*Your instructions*: Return the whole listing, line for line, without the pictures in it.
<<<<
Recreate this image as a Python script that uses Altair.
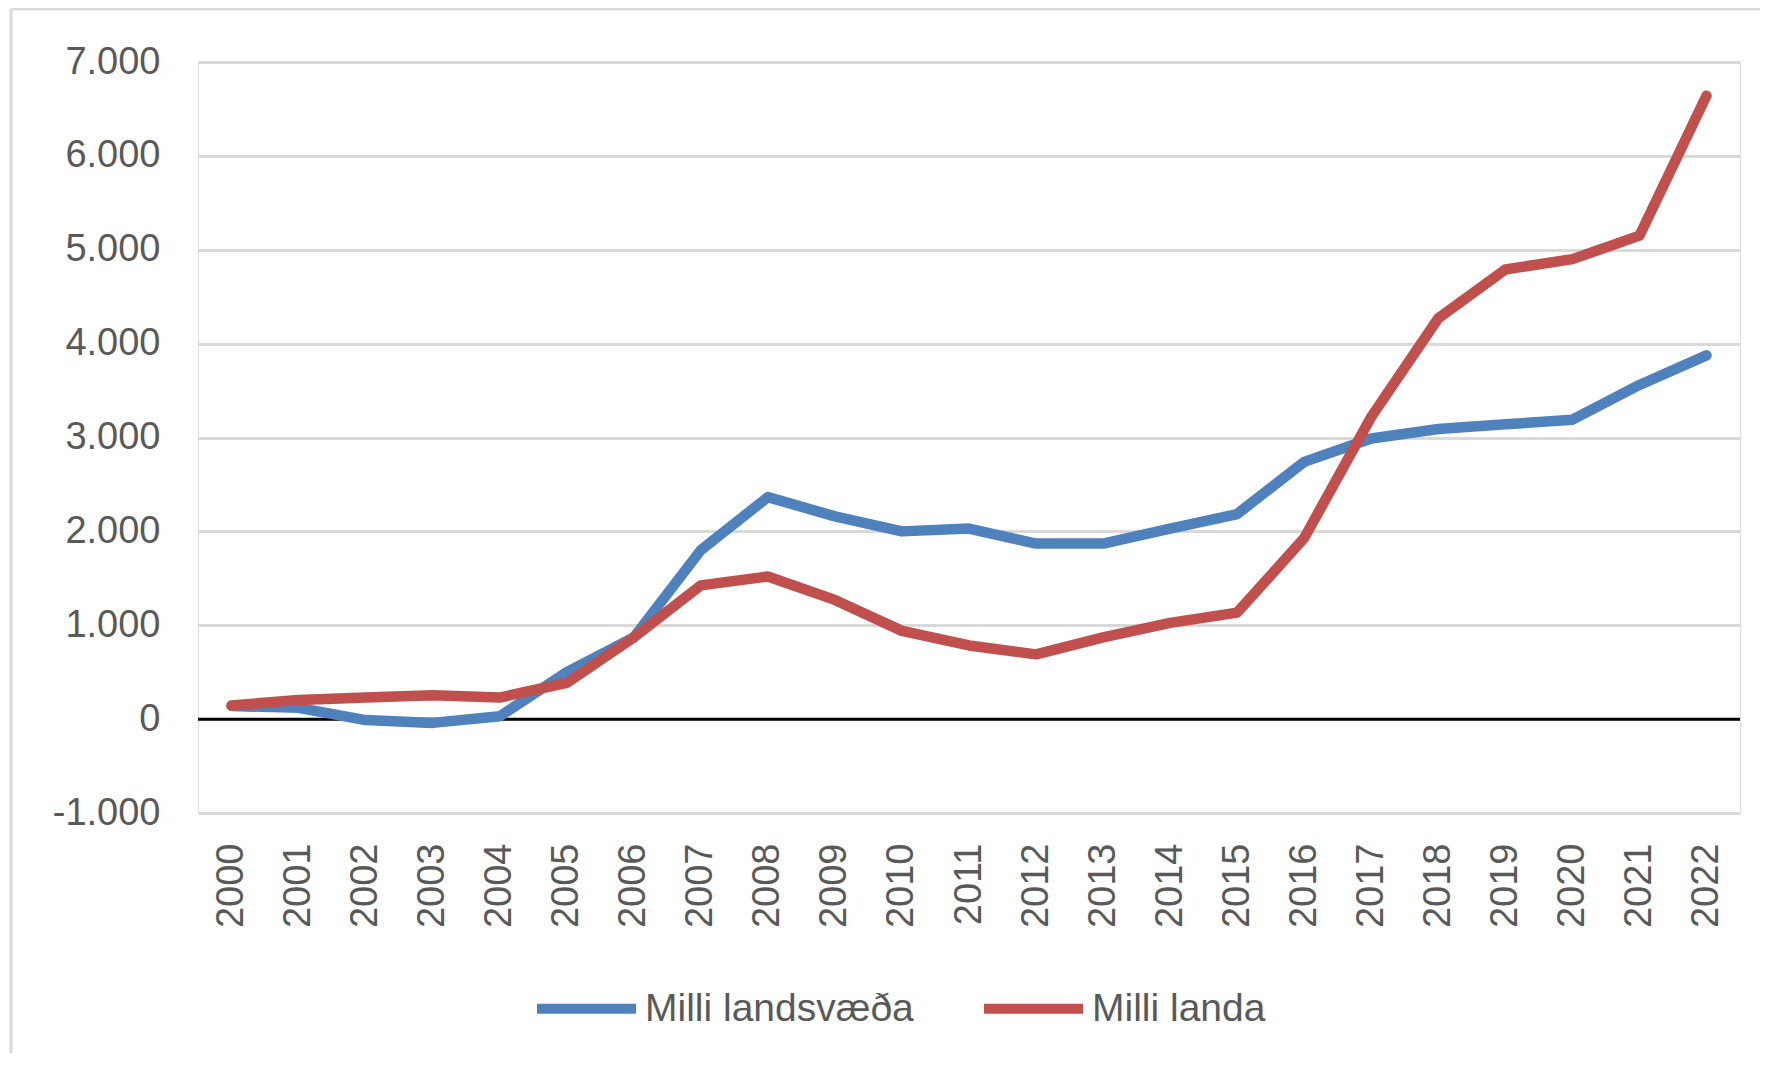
import altair as alt
import pandas as pd

years = [str(y) for y in range(2000, 2023)]
landsvaeda = [140, 120, -10, -40, 30, 500, 870, 1800, 2365, 2160, 2000, 2030,
              1870, 1870, 2030, 2185, 2740, 2990, 3090, 3140, 3190, 3560, 3875]
landa = [145, 205, 230, 255, 230, 385, 870, 1425, 1520, 1270, 940, 785,
         690, 870, 1025, 1135, 1930, 3220, 4270, 4790, 4900, 5150, 6640]
series_names = ["Milli landsvæða", "Milli landa"]
series_colors = ["#4F81BD", "#C0504D"]
y_ticks = list(range(-1000, 7001, 1000))

rows = []
for name, vals in zip(series_names, [landsvaeda, landa]):
    for y, v in zip(years, vals):
        rows.append({"year": y, "value": v, "series": name})
df = pd.DataFrame(rows)

FONT = "Liberation Sans"
TXT = "#595959"
GRID = "#D9D9D9"

lines = alt.Chart(df).mark_line(strokeWidth=10.5, strokeCap="round", strokeJoin="round").encode(
    x=alt.X("year:O", title=None, sort=years,
            axis=alt.Axis(labelAngle=-90, labelFontSize=38, labelColor=TXT, labelFont=FONT,
                          ticks=False, domain=False, labelPadding=30, grid=False)),
    y=alt.Y("value:Q", title=None,
            scale=alt.Scale(domain=[-1000, 7000], nice=False, zero=False),
            axis=alt.Axis(values=y_ticks, labelFontSize=38, labelColor=TXT, labelFont=FONT,
                          ticks=False, domain=False, labelPadding=38,
                          grid=True, gridColor=GRID, gridWidth=3,
                          labelExpr="datum.value < 0 ? '-' + replace(format(-datum.value, ','), ',', '.') : replace(format(datum.value, ','), ',', '.')")),
    color=alt.Color("series:N", sort=series_names,
                    scale=alt.Scale(domain=series_names, range=series_colors),
                    legend=alt.Legend(title=None, orient="none", direction="horizontal",
                                      legendX=334, legendY=892,
                                      symbolType="stroke", symbolSize=9801, symbolStrokeWidth=10,
                                      labelFontSize=39, labelColor=TXT, labelFont=FONT,
                                      labelOffset=4, columnPadding=50, labelLimit=600)),
)

zero = alt.Chart(pd.DataFrame({"z": [0]})).mark_rule(color="black", strokeWidth=3).encode(
    y=alt.datum(0)
)

one = pd.DataFrame({"a": [0]})
frame_left = alt.Chart(one).mark_rule(color=GRID, strokeWidth=3).encode(
    x=alt.value(-187), y=alt.value(-53), y2=alt.value(1000)
)
frame_top = alt.Chart(one).mark_rule(color=GRID, strokeWidth=3).encode(
    x=alt.value(-187), x2=alt.value(1580), y=alt.value(-53)
)

chart = alt.layer(frame_left, frame_top, zero, lines).properties(
    width=1542, height=751,
    autosize=alt.AutoSizeParams(type="none"),
    padding={"left": 190, "top": 54, "right": 20, "bottom": 240},
).configure_view(stroke=None).configure(background="white")

chart.save("out.html", embed_options={"renderer": "svg", "actions": False})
>>>>
*Result below*:
Recreate this image as a Python script that uses Altair.
import altair as alt
import pandas as pd

years = [str(y) for y in range(2000, 2023)]
landsvaeda = [140, 120, -10, -40, 30, 500, 870, 1800, 2365, 2160, 2000, 2030,
              1870, 1870, 2030, 2185, 2740, 2990, 3090, 3140, 3190, 3560, 3875]
landa = [145, 205, 230, 255, 230, 385, 870, 1425, 1520, 1270, 940, 785,
         690, 870, 1025, 1135, 1930, 3220, 4270, 4790, 4900, 5150, 6640]
series_names = ["Milli landsvæða", "Milli landa"]
series_colors = ["#4F81BD", "#C0504D"]
y_ticks = list(range(-1000, 7001, 1000))

rows = []
for name, vals in zip(series_names, [landsvaeda, landa]):
    for y, v in zip(years, vals):
        rows.append({"year": y, "value": v, "series": name})
df = pd.DataFrame(rows)

FONT = "Liberation Sans"
TXT = "#595959"
GRID = "#D9D9D9"

lines = alt.Chart(df).mark_line(strokeWidth=10.5, strokeCap="round", strokeJoin="round").encode(
    x=alt.X("year:O", title=None, sort=years,
            axis=alt.Axis(labelAngle=-90, labelFontSize=38, labelColor=TXT, labelFont=FONT,
                          ticks=False, domain=False, labelPadding=30, grid=False)),
    y=alt.Y("value:Q", title=None,
            scale=alt.Scale(domain=[-1000, 7000], nice=False, zero=False),
            axis=alt.Axis(values=y_ticks, labelFontSize=38, labelColor=TXT, labelFont=FONT,
                          ticks=False, domain=False, labelPadding=38,
                          grid=True, gridColor=GRID, gridWidth=3,
                          labelExpr="datum.value < 0 ? '-' + replace(format(-datum.value, ','), ',', '.') : replace(format(datum.value, ','), ',', '.')")),
    color=alt.Color("series:N", sort=series_names,
                    scale=alt.Scale(domain=series_names, range=series_colors),
                    legend=alt.Legend(title=None, orient="none", direction="horizontal",
                                      legendX=334, legendY=892,
                                      symbolType="stroke", symbolSize=9801, symbolStrokeWidth=10,
                                      labelFontSize=39, labelColor=TXT, labelFont=FONT,
                                      labelOffset=4, columnPadding=50, labelLimit=600)),
)

zero = alt.Chart(pd.DataFrame({"z": [0]})).mark_rule(color="black", strokeWidth=3).encode(
    y=alt.datum(0)
)

one = pd.DataFrame({"a": [0]})
frame_left = alt.Chart(one).mark_rule(color=GRID, strokeWidth=3).encode(
    x=alt.value(-187), y=alt.value(-53), y2=alt.value(1000)
)
frame_top = alt.Chart(one).mark_rule(color=GRID, strokeWidth=3).encode(
    x=alt.value(-187), x2=alt.value(1580), y=alt.value(-53)
)

chart = alt.layer(frame_left, frame_top, zero, lines).properties(
    width=1542, height=751,
    autosize=alt.AutoSizeParams(type="none"),
    padding={"left": 190, "top": 54, "right": 20, "bottom": 240},
).configure_view(stroke=None).configure(background="white")

chart.save("out.html", embed_options={"renderer": "svg", "actions": False})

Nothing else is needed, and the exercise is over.